The Old Pin Shop, LLC is seeking a permit from the U.S. Army Corps of Engineers, New England District to conduct work in waters of the United States in conjunction with removal of The Old Pin Shop dam in Oakville, Conn.
The Old Pin Shop, LLC is proposing to remove the dam and construct a disposal site. The work is proposed in Pin Shop Pond, at the confluence of Wattles Brook and Steele Brook off of Main Street in Oakville.
The purpose of the proposed work is to remove an unsafe dam. The applicant states that The Old Pin Shop dam is in poor condition, has an inadequate spillway and is no longer needed for its original purpose. The Connecticut Department of Energy and Environmental Protection (DEEP) has ordered the applicant to repair or remove the dam.

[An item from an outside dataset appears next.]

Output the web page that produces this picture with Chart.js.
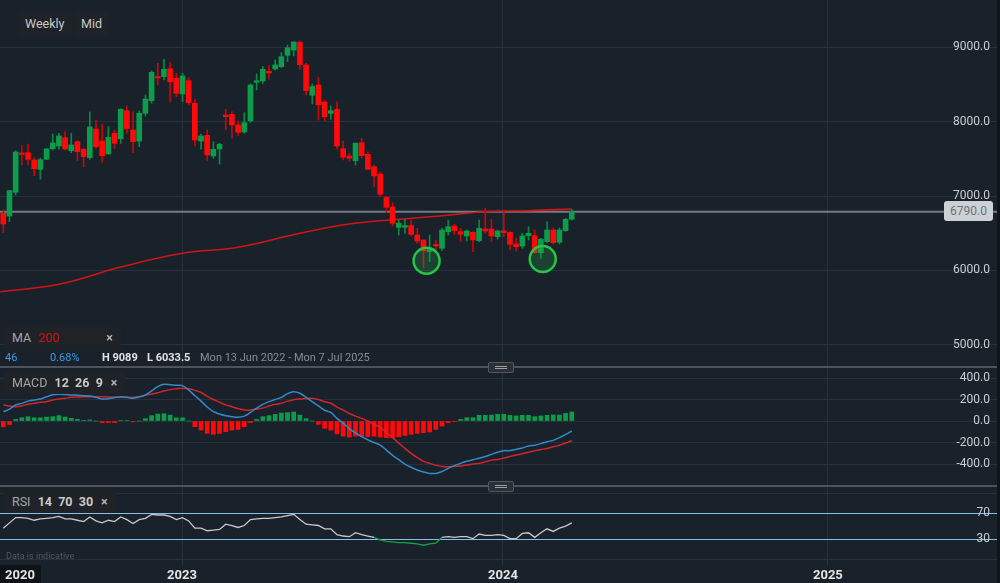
<!DOCTYPE html>
<html>
<head>
<meta charset="utf-8">
<script src="https://cdn.jsdelivr.net/npm/chart.js@4.4.1/dist/chart.umd.min.js"></script>
<style>
body { margin:0; background:#19212b; width:1000px; height:583px; overflow:hidden; position:relative; font-family: Roboto, "Liberation Sans", sans-serif; }
.panel { position:absolute; left:0; width:1000px; }
#p1 { top:0; height:366px; }
#p2 { top:368px; height:117px; }
#p3 { top:487px; height:96px; }
.sep { position:absolute; left:0; width:1000px; height:2px; background:#4d535a; }
.handle { position:absolute; left:488px; width:24px; height:9px; background:#2b3037; border:1px solid #50575f; border-radius:2px; }
.handle:before, .handle:after { content:""; position:absolute; left:6px; width:12px; height:1px; background:#9aa0a6; }
.handle:before { top:3px; } .handle:after { top:5px; }
.box { position:absolute; background:#1f2226; border-radius:2px; font-size:12.5px; color:#c9c9c9; line-height:22px; padding:0 8px; white-space:nowrap; }
.dim { color:#a2a5a9; }
.x { color:#b0b3b7; font-weight:bold; margin-left:8px; }
.info { position:absolute; top:351px; left:5px; font-size:11px; white-space:nowrap; }
.info span { position:absolute; top:0; }
.last { position:absolute; left:944px; top:201px; width:49px; height:20px; background:#cdd1d5; color:#6c727a; font-size:12px; line-height:20px; text-align:center; border-radius:3px; }
.note { position:absolute; left:6px; top:551px; font-size:9px; color:#4f5863; }
.edge { position:absolute; left:997px; top:0; width:3px; height:583px; background:#10151b; }
</style>
</head>
<body>
<div class="panel" id="p1"><canvas id="priceChart"></canvas></div>
<div class="panel" id="p2"><canvas id="macdChart"></canvas></div>
<div class="panel" id="p3"><canvas id="rsiChart"></canvas></div>
<div class="sep" style="top:366px"></div>
<div class="sep" style="top:485px"></div>
<div class="handle" style="top:362px"></div>
<div class="handle" style="top:481px"></div>
<div class="edge"></div>

<div class="box" style="left:17px;top:13px;">Weekly</div>
<div class="box" style="left:73px;top:13px;">Mid</div>
<div class="box" style="left:4px;top:327px;width:101px;"><span class="dim">MA</span> <span style="color:#c3141a;margin-left:4px">200</span><span class="x" style="position:absolute;right:8px">×</span></div>
<div class="info">
  <span style="left:0;color:#3d9be0">46</span>
  <span style="left:45px;color:#3d9be0">0.68%</span>
  <span style="left:97px;color:#e2e2e2;font-weight:bold">H 9089</span>
  <span style="left:142px;color:#e2e2e2;font-weight:bold">L 6033.5</span>
  <span style="left:195px;color:#868c94">Mon 13 Jun 2022 - Mon 7 Jul 2025</span>
</div>
<div class="box" style="left:4px;top:372px;"><span class="dim">MACD</span> <b style="margin-left:4px">12 &nbsp;26 &nbsp;9</b><span class="x">×</span></div>
<div class="box" style="left:4px;top:491px;"><span class="dim">RSI</span> <b style="margin-left:4px">14 &nbsp;70 &nbsp;30</b><span class="x">×</span></div>
<div class="note">Data is indicative</div>
<div class="last">6790.0</div>

<script>
// weekly candles, Jun 2022 -> Mar 2024
const opens = [6768,6732,7051,7580,7584,7486,7360,7495,7638,7674,7786,7611,7732,7630,7517,7903,7741,7567,7845,7772,
  8149,7890,7741,8114,8284,8607,8607,8715,8585,8374,8553,8249,7741,7818,7540,7634,8092,8100,7957,7863,
  8011,8531,8549,8680,8711,8742,8895,8966,9070,8765,8357,8495,8266,8114,8168,7638,7540,7476,7719,7562,
  7396,7297,6984,6853,6580,6580,6603,6476,6409,6252,6351,6297,6521,6597,6521,6463,6512,6400,6557,6557,
  6454,6534,6512,6355,6328,6467,6467,6238,6387,6543,6378,6534,6688];
const highs = [6813,7080,7611,7678,7700,7517,7509,7640,7836,7845,7867,7845,7745,7643,8132,8024,7966,7934,7890,8176,
  8213,8136,8145,8361,8684,8787,8841,8800,8653,8653,8594,8303,7836,7890,7732,7710,8168,8136,8010,8122,
  8510,8643,8742,8760,8832,8930,9034,9078,9089,8787,8509,8594,8293,8213,8270,7745,7576,7719,7778,7594,
  7418,7324,6992,6911,6678,6688,6678,6566,6409,6476,6409,6570,6678,6620,6566,6543,6521,6678,6836,6688,
  6543,6789,6521,6432,6499,6588,6543,6432,6655,6570,6570,6700,6822];
const lows = [6507,6655,7015,7418,7420,7275,7226,7490,7620,7630,7620,7584,7477,7396,7495,7643,7455,7567,7643,7710,
  7845,7584,7665,8078,8249,8495,8563,8266,8338,8270,8226,7674,7630,7477,7509,7432,7890,7778,7818,7845,
  7990,8428,8518,8572,8697,8728,8809,8886,8707,8361,8240,8024,8015,8033,7630,7486,7463,7418,7509,7351,
  7126,6996,6776,6597,6476,6499,6463,6365,6034,6117,6274,6270,6476,6480,6387,6395,6252,6387,6499,6387,
  6420,6454,6274,6261,6297,6409,6230,6162,6373,6355,6355,6525,6678];
const closes = [6624,7073,7593,7560,7495,7369,7490,7634,7715,7809,7634,7688,7598,7530,7930,7665,7544,7791,7710,8168,
  7907,7732,8114,8307,8666,8589,8707,8540,8384,8616,8257,7755,7809,7553,7630,7697,8069,7957,7858,7988,
  8495,8553,8707,8657,8765,8876,8997,9074,8768,8419,8473,8230,8069,8149,7674,7522,7509,7711,7544,7360,
  7271,7024,6849,6634,6634,6603,6486,6395,6261,6297,6328,6543,6588,6534,6486,6530,6409,6566,6530,6463,
  6530,6508,6351,6319,6463,6499,6238,6418,6543,6373,6543,6688,6790];

// 200 week moving average, read at a few candles
const maIdx = [-0.5, 9, 19, 29, 38, 48, 56, 64, 71, 78, 85, 92];
const maVal = [5712, 5813, 6045, 6230, 6311, 6499, 6624, 6688, 6735, 6790, 6803, 6826];

const lastPrice = 6790;
const priceTicks = [5000, 6000, 7000, 8000, 9000];

// circled lows
const circleIdx = [68.5, 87.3];
const circleVal = [6130, 6153];

// MACD 12 26 9
const macdLine = [87,110,150,164,185,195,205,225,245,248,
  246,242,240,236,233,220,205,208,218,226,
  220,211,225,242,280,320,341,338,332,329,
  290,235,185,130,87,65,48,40,34,45,
  80,120,155,180,200,220,255,272,258,220,
  180,140,100,80,25,-20,-70,-110,-146,-175,
  -200,-225,-270,-320,-360,-400,-430,-455,-475,-487,
  -487,-470,-440,-415,-394,-375,-360,-347,-330,-310,
  -290,-276,-275,-263,-250,-233,-225,-210,-192,-180,
  -155,-125,-93];
const signalLine = [149,140,133,140,155,165,175,180,195,205,
  212,220,223,225,226,226,225,224,222,220,
  220,220,225,240,250,262,280,292,300,304,
  300,285,265,230,200,175,150,133,115,102,
  103,112,120,140,155,165,185,198,205,210,
  211,200,180,165,130,102,70,45,25,0,
  -30,-60,-105,-155,-205,-255,-301,-340,-375,-394,
  -410,-423,-425,-422,-419,-410,-400,-394,-380,-365,
  -357,-345,-330,-316,-305,-290,-276,-265,-255,-239,
  -225,-205,-183];
const histogram = [-55,-33,15,30,40,30,30,37,40,50,
  37,25,15,3,10,0,-15,-15,-15,5,
  5,-8,0,22,50,65,68,55,30,30,
  0,-53,-84,-115,-124,-115,-99,-84,-78,-53,
  -15,15,40,50,62,74,78,84,55,22,
  0,-31,-68,-85,-120,-140,-150,-140,-140,-146,
  -140,-149,-155,-155,-146,-134,-124,-115,-109,-102,
  -78,-47,-16,-3,15,31,31,53,53,56,
  62,62,53,47,53,53,40,47,53,56,
  56,71,84];
const macdTicks = [-400, -200, 0, 200, 400];

// RSI 14
const rsi = [47,55,63,63,62,59,61,62,63,65,
  61,61,59,57,64,58,55,59,57,64,
  60,54,60,62,68,67,67,65,60,63,
  58,47,47,43,44,45,53,51,48,51,
  60,61,62,62,63,64,66,68,60,53,
  52,51,46,46,37,35,34,40,37,35,
  33,29,27,26,25,25,24,23,21,23,
  24,33,34,33,34,34,31,38,36,36,
  37,36,31,31,39,40,33,40,46,42,
  47,50,55];
const rsiTicks = [0, 30, 70, 100];

const yearPos = [2.7, 28.92, 80.86, 133.45];
const yearText = ['2020', '2023', '2024', '2025'];

const xMin = -0.534, xMax = 161.3;
const gridColor = '#28313b';
const upColor = '#0c9c4a', downColor = '#ff0a0a';
const upWick = '#0a8a40', downWick = '#c80808';

Chart.defaults.font.family = 'Roboto, "Liberation Sans", sans-serif';
Chart.defaults.animation = false;

const isUp = opens.map((o, i) => closes[i] >= o);

function xScale(showLabels) {
    return {
        type: 'linear',
        min: xMin,
        max: xMax,
        offset: false,
        afterBuildTicks: s => { s.ticks = yearPos.map(v => ({ value: v })); },
        afterFit: s => { s.height = showLabels ? 18 : 0; },
        grid: {
            offset: false,
            drawTicks: false,
            color: c => (c.tick && c.tick.value === yearPos[0]) ? 'rgba(0,0,0,0)' : gridColor
        },
        border: { display: false },
        ticks: {
            display: showLabels,
            padding: 3,
            color: '#e4e4e4',
            font: { size: 13, weight: 'bold' },
            maxRotation: 0,
            autoSkip: false,
            callback: (v, i) => yearText[i],
            showLabelBackdrop: true,
            backdropColor: c => c.index === 0 ? '#0f1318' : 'rgba(0,0,0,0)',
            backdropPadding: { top: 3, bottom: 3, left: 6, right: 6 }
        }
    };
}

function yScale(min, max, ticks, fmt, gridFn) {
    return {
        position: 'right',
        min: min,
        max: max,
        afterBuildTicks: s => { s.ticks = ticks.map(v => ({ value: v })); },
        afterFit: s => { s.width = 0; },
        grid: { drawTicks: false, color: gridFn || gridColor },
        border: { display: false },
        ticks: {
            mirror: true,
            padding: -10,
            color: '#c9cdd2',
            font: { size: 12 },
            callback: fmt
        }
    };
}

const baseOptions = {
    responsive: true,
    maintainAspectRatio: false,
    layout: { padding: 0, autoPadding: false },
    plugins: { legend: { display: false }, tooltip: { enabled: false } }
};

// price panel
new Chart(document.getElementById('priceChart'), {
    type: 'bar',
    data: {
        datasets: [
            {
                type: 'bubble',
                data: circleIdx.map((x, i) => ({ x: x, y: circleVal[i], r: 13 })),
                backgroundColor: 'rgba(40,170,70,0.25)',
                borderColor: '#27c445',
                borderWidth: 2.5,
                order: 1
            },
            {
                data: opens.map((o, i) => ({ x: i, y: [o, closes[i]] })),
                backgroundColor: isUp.map(u => u ? upColor : downColor),
                barThickness: 5,
                minBarLength: 1.5,
                grouped: false,
                order: 2
            },
            {
                data: lows.map((l, i) => ({ x: i, y: [l, highs[i]] })),
                backgroundColor: isUp.map(u => u ? upWick : downWick),
                barThickness: 1,
                grouped: false,
                order: 3
            },
            {
                type: 'line',
                data: maIdx.map((x, i) => ({ x: x, y: maVal[i] })),
                borderColor: '#d41414',
                borderWidth: 1.6,
                pointRadius: 0,
                tension: 0.4,
                order: 4
            },
            {
                type: 'line',
                data: [{ x: xMin, y: lastPrice }, { x: xMax, y: lastPrice }],
                borderColor: '#747b83',
                borderWidth: 2,
                pointRadius: 0,
                order: 5
            }
        ]
    },
    options: {
        ...baseOptions,
        scales: {
            x: xScale(false),
            y: yScale(4713, 9639, priceTicks, v => v.toFixed(1))
        }
    }
});

// MACD panel
new Chart(document.getElementById('macdChart'), {
    type: 'bar',
    data: {
        datasets: [
            {
                type: 'line',
                data: macdLine.map((v, i) => ({ x: i, y: v })),
                borderColor: '#3589c9',
                borderWidth: 1.5,
                pointRadius: 0,
                tension: 0.3,
                order: 1
            },
            {
                type: 'line',
                data: signalLine.map((v, i) => ({ x: i, y: v })),
                borderColor: '#d1242b',
                borderWidth: 1.5,
                pointRadius: 0,
                tension: 0.3,
                order: 2
            },
            {
                data: histogram.map((v, i) => ({ x: i, y: v })),
                backgroundColor: histogram.map(v => v >= 0 ? upColor : downColor),
                barThickness: 4,
                grouped: false,
                order: 3
            }
        ]
    },
    options: {
        ...baseOptions,
        scales: {
            x: xScale(false),
            y: yScale(-595, 493, macdTicks, v => v.toFixed(1))
        }
    }
});

// RSI panel
new Chart(document.getElementById('rsiChart'), {
    type: 'line',
    data: {
        datasets: [{
            data: rsi.map((v, i) => ({ x: i, y: v })),
            borderColor: '#c9c9c9',
            borderWidth: 1.3,
            pointRadius: 0,
            segment: {
                borderColor: c => (c.p0.parsed.y < 30 || c.p1.parsed.y < 30) ? '#12a347' : '#c9c9c9'
            }
        }]
    },
    options: {
        ...baseOptions,
        scales: {
            x: xScale(true),
            y: yScale(-9.1, 109.6, rsiTicks,
                v => (v === 30 || v === 70) ? String(v) : '',
                c => (c.tick && (c.tick.value === 30 || c.tick.value === 70)) ? '#86bfe8' : gridColor)
        }
    }
});
</script>
</body>
</html>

There are 3.5 acres of impacts to waters of the United States as a result of the dam removal due to excavation, regrading and disposal of sediments; approximately 2.0 of the 3.5 acres are wetlands.
The dam caused the formation of an impoundment or pond behind it which has filled in with sediments over time. These sediments were carried downstream by two perennial watercourses: Wattles Brook and Steele Brook.
Past investigations of the sediments revealed elevated levels of metals and poly aromatic hydrocarbons from historical industrial discharges upstream, and non-point source storm water pollution from roads and parking lots. The pond is 3.5 acres in size with an average depth of water of about 1 foot.
The proposal by The Old Pin Shop, LLC involves the construction of a permanent berm channel which will be excavated from the sediment to divert the waters of Wattles Brook toward Steele Brooke. Both brooks will be captured by a drop inlet and pipe and discharged through the existing concrete outer structure, which also will be used as a sediment trap. Once the water levels are lowered and diverted, a new permanent channel will be created and lined with riprap for stabilization.
The application for the federal permit was filed by The Old Pin Shop, LLC with the Corps of Engineers in compliance with Section 404 of the Clean Water Act, which regulates the discharge or fill of material in United States waters, including wetlands.